David Capper's Soil Moisture Monitors Tap Ynvisible's ePaper Displays to Get Years-Long Battery Life
A single coin cell can run one of these self-contained soil moisture monitors for nearly two and a half years, their creator claims.
Lead engineer David Capper has designed a self-contained soil moisture monitor for those whose green thumb needs a little help — leaning on an energy-efficient ePaper display to provide information at a glance.
"I’ve always been a bit rubbish at looking after plants," Capper admits. "I'm not a particularly organised person and all too often I forget to water them so they end up being in a near permanent state of drought. Thinking about it, the core problem I was trying to solve wasn't watering the plants, it was knowing when to do it. If I have an indicator that lets me know when the soil is getting dry then I don't mind having to use a watering can myself."
Having had such a device in the back of his mind for a while, Capper's maker instinct was finally triggered after happening across an ultra-low-power display from Ynvisible: an electrochromic ePaper panel that shows a seven-segment bar graph but, unlike a traditional LED or LCD bar graph, only requires power when changing states and retains its last state even when power is completely removed.
"I really love the idea of low power projects with a long life — especially when there's the prospect of them running for years on a simple coin cell," Capper says. "I bought some samples and fired up KiCad ready to start designing."

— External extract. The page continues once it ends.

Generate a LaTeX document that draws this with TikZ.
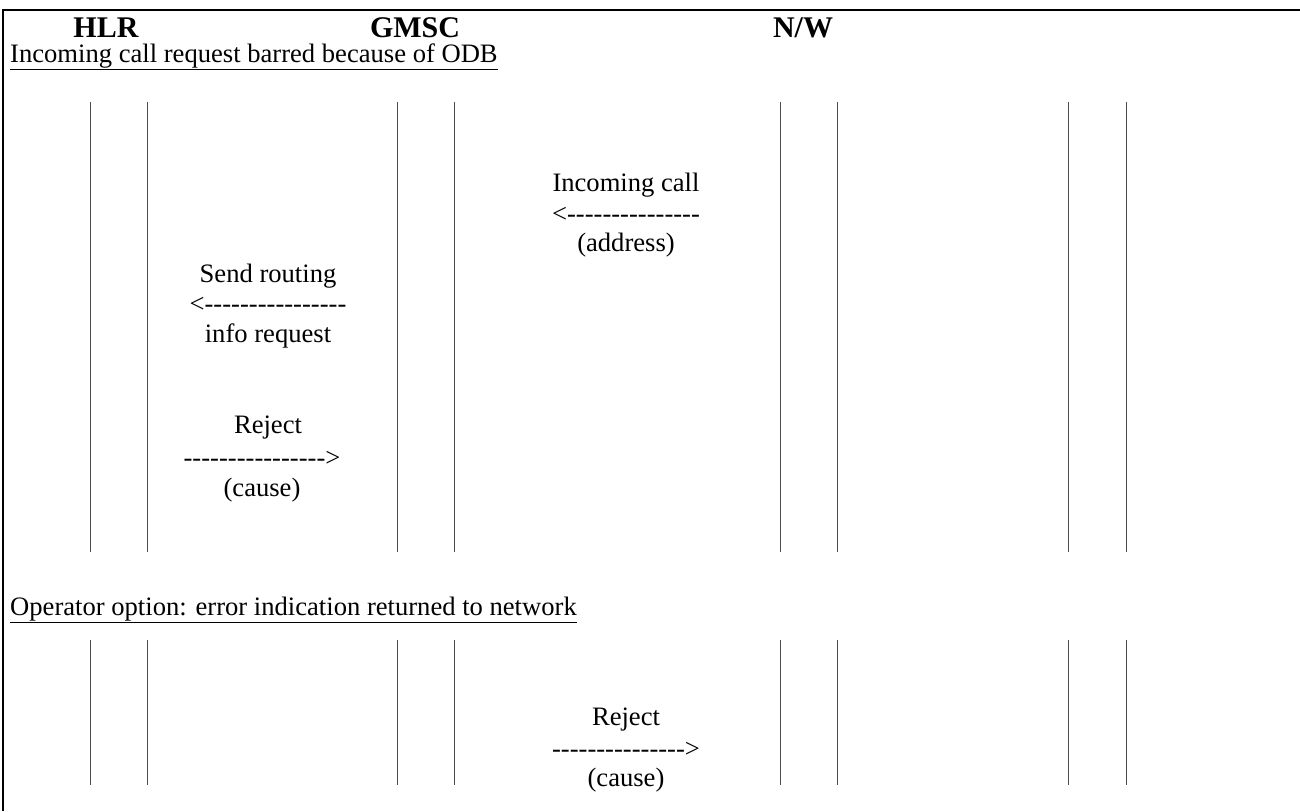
\documentclass[tikz,border=0pt]{standalone}
\usepackage{fontspec}
\setmainfont{Liberation Serif}
\begin{document}
\begin{tikzpicture}[x=1pt,y=-1pt,
  hdr/.style={inner sep=0pt,anchor=base,font=\fontsize{30}{32}\selectfont\bfseries},
  msg/.style={inner sep=0pt,font=\fontsize{26.6}{30}\selectfont},
  sect/.style={inner sep=0pt,anchor=base west,text height=0.7em,font=\fontsize{26.6}{30}\selectfont},
  life/.style={draw=black!70,line width=0.8pt},
  frame/.style={draw=black,line width=2pt}]
\useasboundingbox (0,0) rectangle (1300,811);
% frame
\coordinate (fl) at (3,811);
\coordinate (ftl) at (3,10);
\coordinate (fr) at (1300,10);
\draw[frame] (fl) -- (ftl) -- (fr);
% headers
\node[hdr] (hlr) at (106,37) {HLR};
\node[hdr] (gmsc) at (415,37) {GMSC};
\node[hdr] (nw) at (803,37) {N/W};
\node[sect] (s1) at (10,62) {\underline{Incoming call request barred because of ODB}};
\node[sect] (s2) at (10,615) {\underline{Operator option: error indication returned to network}};
% lifelines
\foreach \x [count=\i] in {90,147,397,454,780,837,1068,1126}{
  \coordinate (a\i) at (\x,102);
  \coordinate (b\i) at (\x,552);
  \coordinate (c\i) at (\x,640);
  \coordinate (d\i) at (\x,785);
  \draw[life] (a\i) -- (b\i);
  \draw[life] (c\i) -- (d\i);
}
% messages
\node[msg] (m1a) at (626,185) {Incoming call};
\node[msg] (m1b) at (626,215) {<{}-{}-{}-{}-{}-{}-{}-{}-{}-{}-{}-{}-{}-{}-{}-};
\node[msg] (m1c) at (626,245) {(address)};
\node[msg] (m2a) at (268,276) {Send routing};
\node[msg] (m2b) at (268,305) {<{}-{}-{}-{}-{}-{}-{}-{}-{}-{}-{}-{}-{}-{}-{}-{}-};
\node[msg] (m2c) at (268,336) {info request};
\node[msg] (m3a) at (268,428) {Reject};
\node[msg] (m3b) at (262,459) {-{}-{}-{}-{}-{}-{}-{}-{}-{}-{}-{}-{}-{}-{}-{}->};
\node[msg] (m3c) at (262,490) {(cause)};
\node[msg] (m4a) at (626,720) {Reject};
\node[msg] (m4b) at (626,750) {-{}-{}-{}-{}-{}-{}-{}-{}-{}-{}-{}-{}-{}-{}->};
\node[msg] (m4c) at (626,780) {(cause)};
\end{tikzpicture}
\end{document}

Capper's board design pairs an Ynvisible bar graph display with an STMicroelectronics STM32l010F4 — "at the time of design," he explains, "this was the cheapest, lowest-power offering I could find in STM[icro]'s line-up," and a coin cell battery for power. The bottom of the board is built as a capacitive moisture sensor, designed to be inserted into a plant's pot and measure how moist its soil is — reporting the result on the ePaper display, while drawing such little power Capper estimates it should run for nearly two and a half years per battery change.
More details on the project are available on Capper's website, while he has put some assembled boards up for sale on Hortus.dev at £22.50 (around $29).